§ **Given data**
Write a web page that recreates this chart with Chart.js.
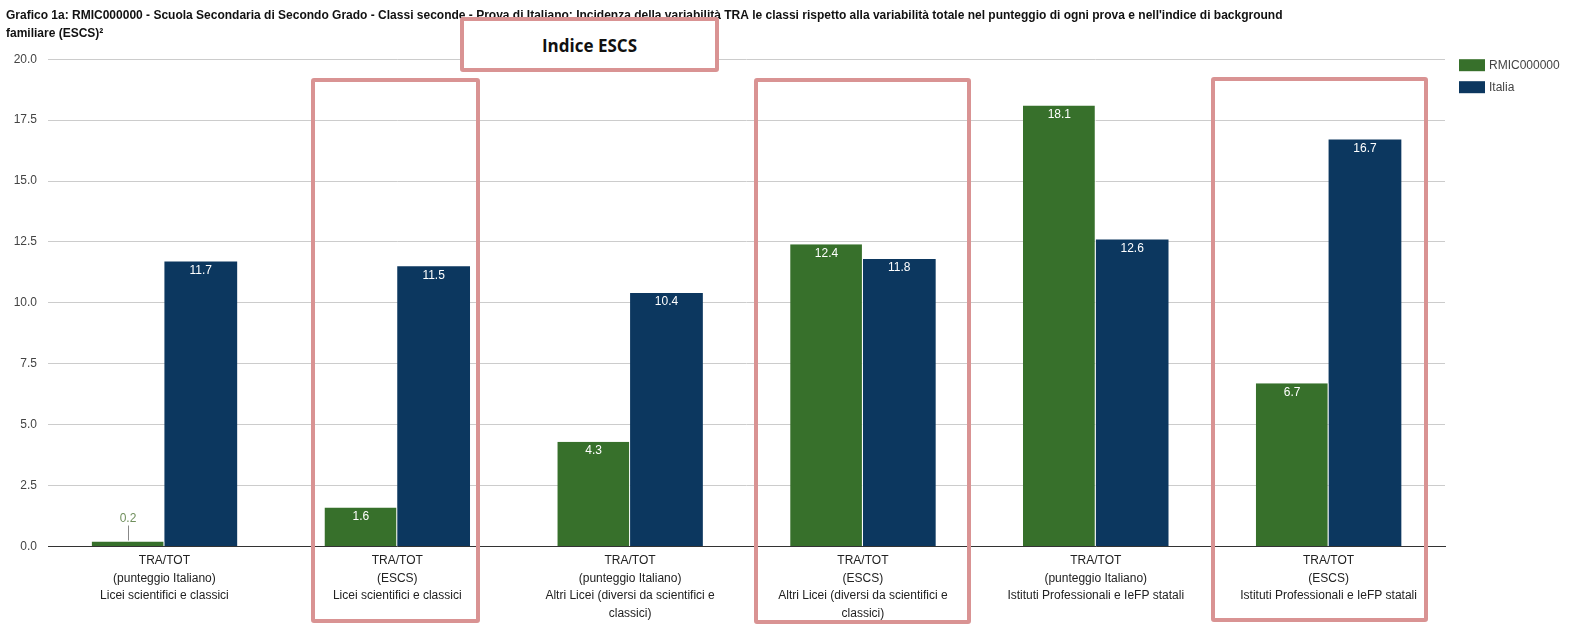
<!DOCTYPE html>
<html>
<head>
<meta charset="utf-8">
<script src="https://cdn.jsdelivr.net/npm/chart.js@4.4.1/dist/chart.umd.min.js"></script>
<style>
  html, body { margin: 0; padding: 0; background: #fff; }
  #wrap { position: relative; width: 1570px; height: 626px; }
  canvas { position: absolute; left: 0; top: 0; }
  .box { position: absolute; border: 4px solid #d99393; border-radius: 3px; box-sizing: border-box; }
  #escs { background: #fff; font: bold 17px "Open Sans", "Liberation Sans", sans-serif; color: #111;
          display: flex; align-items: center; justify-content: center; padding-top: 2px; }
</style>
</head>
<body>
<div id="wrap">
  <canvas id="chart" width="1570" height="626"></canvas>
  <div class="box" id="escs" style="left:460px; top:17px; width:259px; height:55px;">Indice ESCS</div>
  <div class="box" style="left:311px; top:78px; width:169px; height:545px;"></div>
  <div class="box" style="left:754px; top:78px; width:217px; height:546px;"></div>
  <div class="box" style="left:1211px; top:77px; width:217px; height:545px;"></div>
</div>
<script>
// categories (each label split into lines as in the picture)
const categories = [
  ['TRA/TOT', '(punteggio Italiano)', 'Licei scientifici e classici'],
  ['TRA/TOT', '(ESCS)', 'Licei scientifici e classici'],
  ['TRA/TOT', '(punteggio Italiano)', 'Altri Licei (diversi da scientifici e', 'classici)'],
  ['TRA/TOT', '(ESCS)', 'Altri Licei (diversi da scientifici e', 'classici)'],
  ['TRA/TOT', '(punteggio Italiano)', 'Istituti Professionali e IeFP statali'],
  ['TRA/TOT', '(ESCS)', 'Istituti Professionali e IeFP statali']
];
const schoolValues = [0.2, 1.6, 4.3, 12.4, 18.1, 6.7];
const italyValues = [11.7, 11.5, 10.4, 11.8, 12.6, 16.7];
const yTicks = [0, 2.5, 5, 7.5, 10, 12.5, 15, 17.5, 20];

const titleLines = [
  "Grafico 1a: RMIC000000 - Scuola Secondaria di Secondo Grado - Classi seconde - Prova di Italiano: Incidenza della variabilità TRA le classi rispetto alla variabilità totale nel punteggio di ogni prova e nell'indice di background",
  "familiare (ESCS)²"
];

const FONT = '"Liberation Sans", Arial, sans-serif';

// value labels on top of bars
const barLabels = {
  id: 'barLabels',
  afterDatasetsDraw(chart) {
    const ctx = chart.ctx;
    ctx.save();
    ctx.font = '12px ' + FONT;
    ctx.textAlign = 'center';
    ctx.textBaseline = 'middle';
    chart.data.datasets.forEach((ds, i) => {
      chart.getDatasetMeta(i).data.forEach((bar, j) => {
        const txt = ds.data[j].toFixed(1);
        const h = bar.base - bar.y;
        if (h > 22) {
          ctx.fillStyle = '#ffffff';
          ctx.fillText(txt, bar.x, bar.y + 9);
        } else {
          ctx.fillStyle = '#6f8f5c';
          ctx.fillText(txt, bar.x, bar.y - 23);
          ctx.strokeStyle = '#888';
          ctx.lineWidth = 1;
          ctx.beginPath();
          ctx.moveTo(Math.round(bar.x) + 0.5, bar.y - 1);
          ctx.lineTo(Math.round(bar.x) + 0.5, bar.y - 16);
          ctx.stroke();
        }
      });
    });
    ctx.restore();
  }
};

// legend on the right, aligned with the top of the plot
const sideLegend = {
  id: 'sideLegend',
  afterDraw(chart) {
    const ctx = chart.ctx;
    const x = chart.chartArea.right + 14;
    let y = chart.chartArea.top;
    ctx.save();
    ctx.font = '12px ' + FONT;
    ctx.textBaseline = 'middle';
    chart.data.datasets.forEach(ds => {
      ctx.fillStyle = ds.backgroundColor;
      ctx.fillRect(x, y, 26, 12);
      ctx.fillStyle = '#444';
      ctx.fillText(ds.label, x + 30, y + 6.5);
      y += 22;
    });
    ctx.restore();
  }
};

new Chart(document.getElementById('chart'), {
  type: 'bar',
  data: {
    labels: categories,
    datasets: [
      { label: 'RMIC000000', data: schoolValues, backgroundColor: '#37702b',
        borderColor: '#ffffff', borderWidth: { right: 1 }, borderSkipped: false },
      { label: 'Italia', data: italyValues, backgroundColor: '#0c375f' }
    ]
  },
  options: {
    responsive: false,
    animation: false,
    layout: { padding: { left: 6, right: 125, top: 0, bottom: 6 } },
    datasets: { bar: { categoryPercentage: 0.625, barPercentage: 1.0 } },
    plugins: {
      title: {
        display: true,
        text: titleLines,
        align: 'start',
        color: '#111',
        font: { family: FONT, size: 12, weight: 'bold', lineHeight: 1.55 },
        padding: { top: 6, bottom: 16 }
      },
      legend: { display: false },
      tooltip: { enabled: false }
    },
    scales: {
      x: {
        grid: { display: false },
        border: { color: '#333', width: 1 },
        ticks: {
          color: '#222', padding: -2, maxRotation: 0, autoSkip: false,
          font: { family: FONT, size: 12, lineHeight: 1.45 }
        }
      },
      y: {
        min: 0, max: 20,
        afterBuildTicks(axis) { axis.ticks = yTicks.map(v => ({ value: v })); },
        afterFit(axis) { axis.width = 42; },
        grid: { color: '#cccccc', drawTicks: false },
        border: { display: false },
        ticks: {
          color: '#444', padding: 11,
          font: { family: FONT, size: 12 },
          callback: v => Number(v).toFixed(1)
        }
      }
    }
  },
  plugins: [barLabels, sideLegend]
});
</script>
</body>
</html>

§ **Prompt**
Where a line above includes "with", copy that line.

§ **Answer to the problem**
Write a web page that recreates this chart with Chart.js.
// legend on the right, aligned with the top of the plot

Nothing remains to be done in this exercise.